Twenty years after the Beijing Declaration on women’s rights, progress remains slow

By Sandeep Prasad and MP Mylène Freeman*
Originally published in the Montreal Gazette

At the United Nations in New York these past two weeks, government leaders, civil society and women human rights defenders have come together for the 59th annual Commission on the Status of Women (CSW). This year’s CSW is significant in that it not only marks the 20th anniversary of the Beijing Declaration and Platform for Action, but it also falls in the midst of ongoing negotiations on the Post-2015 development agenda. A process that will define the future framework for global development to be implemented by all UN Member States, including Canada.

In 1995, Canada played a strong role alongside civil society and women’s groups in securing the bold and progressive Beijing Declaration and Platform for Action that promotes gender equality and the human rights of women and girls. Twenty years later, progress remains slow.

Canada, once a leader on gender equality, now ranks 19th internationally in the Global Gender Gap and 23rd in the UN Gender Inequality Index. Despite gains for women in education, health, political participation and the economy, deeply-entrenched inequalities persist.

In Canada, the percentage of women living in poverty has actually increased since the Beijing conference 20 years ago. And violence against women continues, with intimate partner violence decreasing by a mere 1 per cent. What’s more, indigenous women and girls experience three times the rate of violent victimization than non-indigenous women.

Globally, 800 women in the world die every single day due to pregnancy and childbirth complications. And some 222 million women in developing countries want to prevent pregnancy but have no access to modern contraceptive methods. The result: 20 million of 80 million unplanned pregnancies end in unsafe abortions that threaten the life of these women.

It’s not surprising then that women’s rights organizations in Canada and around the world look to the CSW to produce a strong declaration that would truly move the women’s rights agenda forward. Yet, the Political Declaration adopted during the first day of the CSW was negotiated behind closed doors, excluding many. Among those: the women’s rights caucus representing thousands of women’s rights defenders and organizations from around the world. In the end, its content was considered a major step backward by the group.

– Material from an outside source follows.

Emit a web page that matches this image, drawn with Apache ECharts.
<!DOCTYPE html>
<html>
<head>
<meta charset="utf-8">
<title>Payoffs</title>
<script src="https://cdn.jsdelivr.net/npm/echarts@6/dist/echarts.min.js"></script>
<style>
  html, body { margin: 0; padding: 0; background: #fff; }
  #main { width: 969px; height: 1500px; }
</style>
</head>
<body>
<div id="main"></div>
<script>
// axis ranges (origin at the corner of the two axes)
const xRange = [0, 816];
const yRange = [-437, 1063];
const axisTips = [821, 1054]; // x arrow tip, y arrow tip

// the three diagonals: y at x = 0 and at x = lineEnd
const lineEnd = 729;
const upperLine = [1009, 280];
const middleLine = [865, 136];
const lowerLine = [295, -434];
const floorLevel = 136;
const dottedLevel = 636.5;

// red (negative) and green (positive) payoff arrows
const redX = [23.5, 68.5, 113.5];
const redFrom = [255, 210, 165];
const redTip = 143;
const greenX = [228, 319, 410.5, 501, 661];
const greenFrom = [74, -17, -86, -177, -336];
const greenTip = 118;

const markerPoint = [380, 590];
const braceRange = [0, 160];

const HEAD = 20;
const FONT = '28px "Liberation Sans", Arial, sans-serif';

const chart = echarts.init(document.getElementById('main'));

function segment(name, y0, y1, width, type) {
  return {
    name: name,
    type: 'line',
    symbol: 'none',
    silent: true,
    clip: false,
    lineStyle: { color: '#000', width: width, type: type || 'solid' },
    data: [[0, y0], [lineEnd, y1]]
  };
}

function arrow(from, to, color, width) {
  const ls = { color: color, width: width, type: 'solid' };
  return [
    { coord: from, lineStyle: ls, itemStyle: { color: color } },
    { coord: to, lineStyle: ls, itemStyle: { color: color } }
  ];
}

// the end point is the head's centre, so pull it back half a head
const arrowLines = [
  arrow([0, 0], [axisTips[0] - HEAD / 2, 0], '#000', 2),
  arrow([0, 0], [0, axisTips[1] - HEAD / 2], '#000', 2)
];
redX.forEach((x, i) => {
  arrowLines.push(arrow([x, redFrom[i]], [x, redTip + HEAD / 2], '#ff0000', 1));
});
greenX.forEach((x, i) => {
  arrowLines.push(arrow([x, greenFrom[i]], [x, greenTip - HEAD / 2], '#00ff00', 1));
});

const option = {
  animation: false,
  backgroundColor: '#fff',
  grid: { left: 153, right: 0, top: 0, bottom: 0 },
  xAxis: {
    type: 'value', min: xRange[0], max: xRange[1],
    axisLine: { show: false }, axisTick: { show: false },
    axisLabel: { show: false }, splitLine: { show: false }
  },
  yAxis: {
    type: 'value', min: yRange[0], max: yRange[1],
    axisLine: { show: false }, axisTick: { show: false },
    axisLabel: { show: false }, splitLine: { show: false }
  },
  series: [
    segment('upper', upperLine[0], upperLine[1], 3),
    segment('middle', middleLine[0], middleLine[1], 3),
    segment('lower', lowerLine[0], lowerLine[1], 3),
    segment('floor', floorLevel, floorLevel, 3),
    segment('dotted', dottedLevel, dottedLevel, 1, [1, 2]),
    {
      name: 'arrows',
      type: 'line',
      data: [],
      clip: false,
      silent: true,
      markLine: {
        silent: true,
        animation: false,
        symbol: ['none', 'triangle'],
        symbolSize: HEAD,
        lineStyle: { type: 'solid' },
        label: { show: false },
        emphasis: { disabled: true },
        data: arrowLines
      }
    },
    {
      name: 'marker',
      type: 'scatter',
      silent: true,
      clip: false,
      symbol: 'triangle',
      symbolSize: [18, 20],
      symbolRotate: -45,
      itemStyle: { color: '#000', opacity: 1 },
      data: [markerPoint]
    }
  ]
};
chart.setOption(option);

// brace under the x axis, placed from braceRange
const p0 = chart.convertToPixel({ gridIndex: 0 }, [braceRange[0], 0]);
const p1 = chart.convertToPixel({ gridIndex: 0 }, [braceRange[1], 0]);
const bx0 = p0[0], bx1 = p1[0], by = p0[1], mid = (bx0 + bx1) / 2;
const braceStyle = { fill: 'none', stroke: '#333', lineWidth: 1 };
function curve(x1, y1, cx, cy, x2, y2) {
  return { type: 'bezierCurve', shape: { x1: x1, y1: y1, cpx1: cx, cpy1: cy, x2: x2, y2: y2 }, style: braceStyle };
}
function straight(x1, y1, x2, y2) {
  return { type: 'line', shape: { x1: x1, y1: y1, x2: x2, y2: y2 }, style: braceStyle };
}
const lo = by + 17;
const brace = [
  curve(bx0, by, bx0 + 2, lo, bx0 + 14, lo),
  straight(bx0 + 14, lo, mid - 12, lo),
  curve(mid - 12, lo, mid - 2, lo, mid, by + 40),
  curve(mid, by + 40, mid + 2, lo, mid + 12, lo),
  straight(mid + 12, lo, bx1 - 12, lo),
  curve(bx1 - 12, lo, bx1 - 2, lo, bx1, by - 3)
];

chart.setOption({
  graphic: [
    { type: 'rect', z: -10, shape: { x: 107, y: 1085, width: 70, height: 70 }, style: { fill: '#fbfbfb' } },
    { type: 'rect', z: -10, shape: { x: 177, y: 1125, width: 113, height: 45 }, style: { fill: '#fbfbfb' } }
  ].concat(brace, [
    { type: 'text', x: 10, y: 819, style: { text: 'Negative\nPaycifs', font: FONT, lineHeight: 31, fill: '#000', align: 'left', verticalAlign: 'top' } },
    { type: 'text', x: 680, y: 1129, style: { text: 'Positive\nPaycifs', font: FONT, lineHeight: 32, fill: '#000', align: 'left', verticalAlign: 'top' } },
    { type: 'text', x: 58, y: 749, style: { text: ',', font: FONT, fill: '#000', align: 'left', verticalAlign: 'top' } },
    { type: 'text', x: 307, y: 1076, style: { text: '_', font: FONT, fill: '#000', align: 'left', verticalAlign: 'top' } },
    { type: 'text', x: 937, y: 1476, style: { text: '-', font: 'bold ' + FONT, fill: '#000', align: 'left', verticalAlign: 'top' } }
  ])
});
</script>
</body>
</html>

Women’s rights organizations at the CSW have a right to be included, consulted and engaged in the decision-making that will affect their lives. It’s critical that more space is created for civil society to meaningfully contribute to the process: from negotiations to expert panels and dialogues. Governments, including Canada, have an obligation to listen to their citizens. They also have an obligation to carry forward commitments made. Governments around the world will adopt a global agenda this year that will set the framework for development over the next 15 years. The new development agenda needs to include the voices of civil society and pick up the Beijing Declaration and Platform of Action with a firm commitment to guaranteeing rights that continue to be violated; particularly those related to women’s and girls’ sexual and reproductive rights.

Governments, including Canada’s, have an obligation to open up a space for civil society and to follow through on the commitments made 20 years ago: to realize women’s human rights and guarantee a life free from stigma, discrimination and violence.

Sandeep Prasad is Executive Director of Action Canada for Sexual Health and Rights. MP Mylène Freeman (Argenteuil-Papineau-Mirabel) is Vice-Chair of the Canadian Association of Parliamentarians on Population and Development. Freeman attended the Commission on the Status of Women as a member of the official governmental delegation for Canada.